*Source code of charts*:
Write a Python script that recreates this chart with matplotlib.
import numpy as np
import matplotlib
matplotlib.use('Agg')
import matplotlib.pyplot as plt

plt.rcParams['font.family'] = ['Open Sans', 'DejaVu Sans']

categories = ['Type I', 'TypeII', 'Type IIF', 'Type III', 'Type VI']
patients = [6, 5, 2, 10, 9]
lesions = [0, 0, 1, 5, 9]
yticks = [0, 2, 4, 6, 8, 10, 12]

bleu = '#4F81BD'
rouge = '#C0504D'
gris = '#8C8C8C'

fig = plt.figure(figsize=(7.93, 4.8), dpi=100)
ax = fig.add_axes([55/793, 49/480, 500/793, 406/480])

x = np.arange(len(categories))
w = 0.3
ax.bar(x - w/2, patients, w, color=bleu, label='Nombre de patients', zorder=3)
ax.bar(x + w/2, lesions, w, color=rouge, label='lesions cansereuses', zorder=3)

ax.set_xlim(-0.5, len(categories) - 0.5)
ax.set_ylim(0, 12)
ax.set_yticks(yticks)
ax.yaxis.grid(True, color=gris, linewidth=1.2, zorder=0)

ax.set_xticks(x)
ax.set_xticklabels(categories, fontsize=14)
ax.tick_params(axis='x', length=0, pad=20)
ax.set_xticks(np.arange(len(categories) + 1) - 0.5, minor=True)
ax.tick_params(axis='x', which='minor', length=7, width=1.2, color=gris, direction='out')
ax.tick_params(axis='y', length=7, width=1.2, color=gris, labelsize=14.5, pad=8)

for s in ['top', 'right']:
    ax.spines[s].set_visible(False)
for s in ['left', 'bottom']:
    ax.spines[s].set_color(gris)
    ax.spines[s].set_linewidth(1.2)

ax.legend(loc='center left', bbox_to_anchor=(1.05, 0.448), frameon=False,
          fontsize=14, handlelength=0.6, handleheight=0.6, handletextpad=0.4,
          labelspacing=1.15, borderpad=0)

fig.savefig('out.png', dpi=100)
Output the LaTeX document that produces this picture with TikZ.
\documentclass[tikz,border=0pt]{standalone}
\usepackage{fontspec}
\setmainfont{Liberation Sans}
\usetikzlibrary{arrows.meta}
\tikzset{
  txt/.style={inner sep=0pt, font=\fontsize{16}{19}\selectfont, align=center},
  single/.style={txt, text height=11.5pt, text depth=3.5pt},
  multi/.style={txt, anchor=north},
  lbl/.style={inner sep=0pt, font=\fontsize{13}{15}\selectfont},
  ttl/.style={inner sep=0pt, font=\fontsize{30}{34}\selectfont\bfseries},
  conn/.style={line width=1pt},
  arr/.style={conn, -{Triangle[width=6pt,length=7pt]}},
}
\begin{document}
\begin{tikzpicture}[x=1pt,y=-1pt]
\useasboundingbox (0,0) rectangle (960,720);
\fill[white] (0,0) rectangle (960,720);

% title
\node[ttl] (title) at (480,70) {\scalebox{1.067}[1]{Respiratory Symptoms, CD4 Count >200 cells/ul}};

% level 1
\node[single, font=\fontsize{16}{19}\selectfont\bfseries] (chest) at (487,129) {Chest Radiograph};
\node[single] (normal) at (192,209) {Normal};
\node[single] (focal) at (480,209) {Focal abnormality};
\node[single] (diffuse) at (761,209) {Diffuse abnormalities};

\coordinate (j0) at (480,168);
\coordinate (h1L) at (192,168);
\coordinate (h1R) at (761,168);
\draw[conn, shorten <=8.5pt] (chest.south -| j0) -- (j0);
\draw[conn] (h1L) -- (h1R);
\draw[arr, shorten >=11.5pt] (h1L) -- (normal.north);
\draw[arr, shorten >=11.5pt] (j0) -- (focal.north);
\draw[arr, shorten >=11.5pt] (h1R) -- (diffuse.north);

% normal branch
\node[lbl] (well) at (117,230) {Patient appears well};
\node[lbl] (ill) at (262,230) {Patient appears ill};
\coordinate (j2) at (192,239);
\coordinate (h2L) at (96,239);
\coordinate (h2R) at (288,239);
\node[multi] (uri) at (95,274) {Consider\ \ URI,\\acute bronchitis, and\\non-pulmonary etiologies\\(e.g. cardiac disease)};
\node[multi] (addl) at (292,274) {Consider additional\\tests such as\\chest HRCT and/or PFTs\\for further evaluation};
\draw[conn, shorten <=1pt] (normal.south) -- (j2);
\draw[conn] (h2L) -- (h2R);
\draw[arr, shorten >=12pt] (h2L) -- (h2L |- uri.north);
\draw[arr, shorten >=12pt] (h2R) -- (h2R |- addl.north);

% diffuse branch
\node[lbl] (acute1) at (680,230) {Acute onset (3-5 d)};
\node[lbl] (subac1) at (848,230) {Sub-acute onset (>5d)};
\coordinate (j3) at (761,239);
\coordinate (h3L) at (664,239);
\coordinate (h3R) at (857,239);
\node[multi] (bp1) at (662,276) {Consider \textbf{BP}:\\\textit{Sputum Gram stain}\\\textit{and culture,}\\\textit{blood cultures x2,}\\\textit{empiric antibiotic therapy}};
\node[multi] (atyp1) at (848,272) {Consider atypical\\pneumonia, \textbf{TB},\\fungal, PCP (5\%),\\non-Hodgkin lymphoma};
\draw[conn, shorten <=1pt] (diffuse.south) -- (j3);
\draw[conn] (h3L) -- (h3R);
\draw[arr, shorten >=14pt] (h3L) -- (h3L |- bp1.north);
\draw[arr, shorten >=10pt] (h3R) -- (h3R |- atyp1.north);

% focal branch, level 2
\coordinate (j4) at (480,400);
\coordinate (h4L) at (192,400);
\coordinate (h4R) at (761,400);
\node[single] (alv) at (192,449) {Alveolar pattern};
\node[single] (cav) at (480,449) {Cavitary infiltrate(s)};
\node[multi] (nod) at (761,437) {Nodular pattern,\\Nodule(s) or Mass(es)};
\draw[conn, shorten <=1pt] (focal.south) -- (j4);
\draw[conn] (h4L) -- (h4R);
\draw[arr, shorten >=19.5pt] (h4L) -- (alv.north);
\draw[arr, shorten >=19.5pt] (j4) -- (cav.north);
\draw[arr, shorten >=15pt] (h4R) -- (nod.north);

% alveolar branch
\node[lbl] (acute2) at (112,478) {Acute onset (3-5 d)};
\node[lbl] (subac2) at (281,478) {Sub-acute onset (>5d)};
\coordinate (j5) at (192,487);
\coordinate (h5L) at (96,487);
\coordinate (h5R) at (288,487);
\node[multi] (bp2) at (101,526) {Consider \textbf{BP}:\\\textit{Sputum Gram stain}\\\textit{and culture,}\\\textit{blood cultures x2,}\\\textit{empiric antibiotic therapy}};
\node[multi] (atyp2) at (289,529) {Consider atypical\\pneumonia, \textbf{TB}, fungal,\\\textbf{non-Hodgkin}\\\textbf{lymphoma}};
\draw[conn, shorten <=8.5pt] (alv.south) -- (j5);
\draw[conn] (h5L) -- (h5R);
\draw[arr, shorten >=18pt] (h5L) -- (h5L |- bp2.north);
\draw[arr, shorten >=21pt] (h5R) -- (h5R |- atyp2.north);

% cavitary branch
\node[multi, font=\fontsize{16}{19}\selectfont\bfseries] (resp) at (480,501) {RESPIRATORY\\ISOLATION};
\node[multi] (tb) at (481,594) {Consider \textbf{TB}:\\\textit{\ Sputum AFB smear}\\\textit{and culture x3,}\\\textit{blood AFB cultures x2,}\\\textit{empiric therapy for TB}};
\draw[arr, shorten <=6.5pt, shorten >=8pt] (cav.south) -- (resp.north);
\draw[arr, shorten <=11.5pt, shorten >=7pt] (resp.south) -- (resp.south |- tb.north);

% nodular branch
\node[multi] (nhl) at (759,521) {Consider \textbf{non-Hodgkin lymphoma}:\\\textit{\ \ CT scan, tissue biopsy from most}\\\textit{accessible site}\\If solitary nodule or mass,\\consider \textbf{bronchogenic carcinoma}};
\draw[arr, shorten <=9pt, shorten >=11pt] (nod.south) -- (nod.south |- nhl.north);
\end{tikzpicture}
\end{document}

*The task*: Looking at the material above, please copy exactly every line from its first line through the line containing "ax.spines[s].set_linewidth(1.2)", with both ends included and nothing else.

*Exercise solution*:
Write a Python script that recreates this chart with matplotlib.
import numpy as np
import matplotlib
matplotlib.use('Agg')
import matplotlib.pyplot as plt

plt.rcParams['font.family'] = ['Open Sans', 'DejaVu Sans']

categories = ['Type I', 'TypeII', 'Type IIF', 'Type III', 'Type VI']
patients = [6, 5, 2, 10, 9]
lesions = [0, 0, 1, 5, 9]
yticks = [0, 2, 4, 6, 8, 10, 12]

bleu = '#4F81BD'
rouge = '#C0504D'
gris = '#8C8C8C'

fig = plt.figure(figsize=(7.93, 4.8), dpi=100)
ax = fig.add_axes([55/793, 49/480, 500/793, 406/480])

x = np.arange(len(categories))
w = 0.3
ax.bar(x - w/2, patients, w, color=bleu, label='Nombre de patients', zorder=3)
ax.bar(x + w/2, lesions, w, color=rouge, label='lesions cansereuses', zorder=3)

ax.set_xlim(-0.5, len(categories) - 0.5)
ax.set_ylim(0, 12)
ax.set_yticks(yticks)
ax.yaxis.grid(True, color=gris, linewidth=1.2, zorder=0)

ax.set_xticks(x)
ax.set_xticklabels(categories, fontsize=14)
ax.tick_params(axis='x', length=0, pad=20)
ax.set_xticks(np.arange(len(categories) + 1) - 0.5, minor=True)
ax.tick_params(axis='x', which='minor', length=7, width=1.2, color=gris, direction='out')
ax.tick_params(axis='y', length=7, width=1.2, color=gris, labelsize=14.5, pad=8)

for s in ['top', 'right']:
    ax.spines[s].set_visible(False)
for s in ['left', 'bottom']:
    ax.spines[s].set_color(gris)
    ax.spines[s].set_linewidth(1.2)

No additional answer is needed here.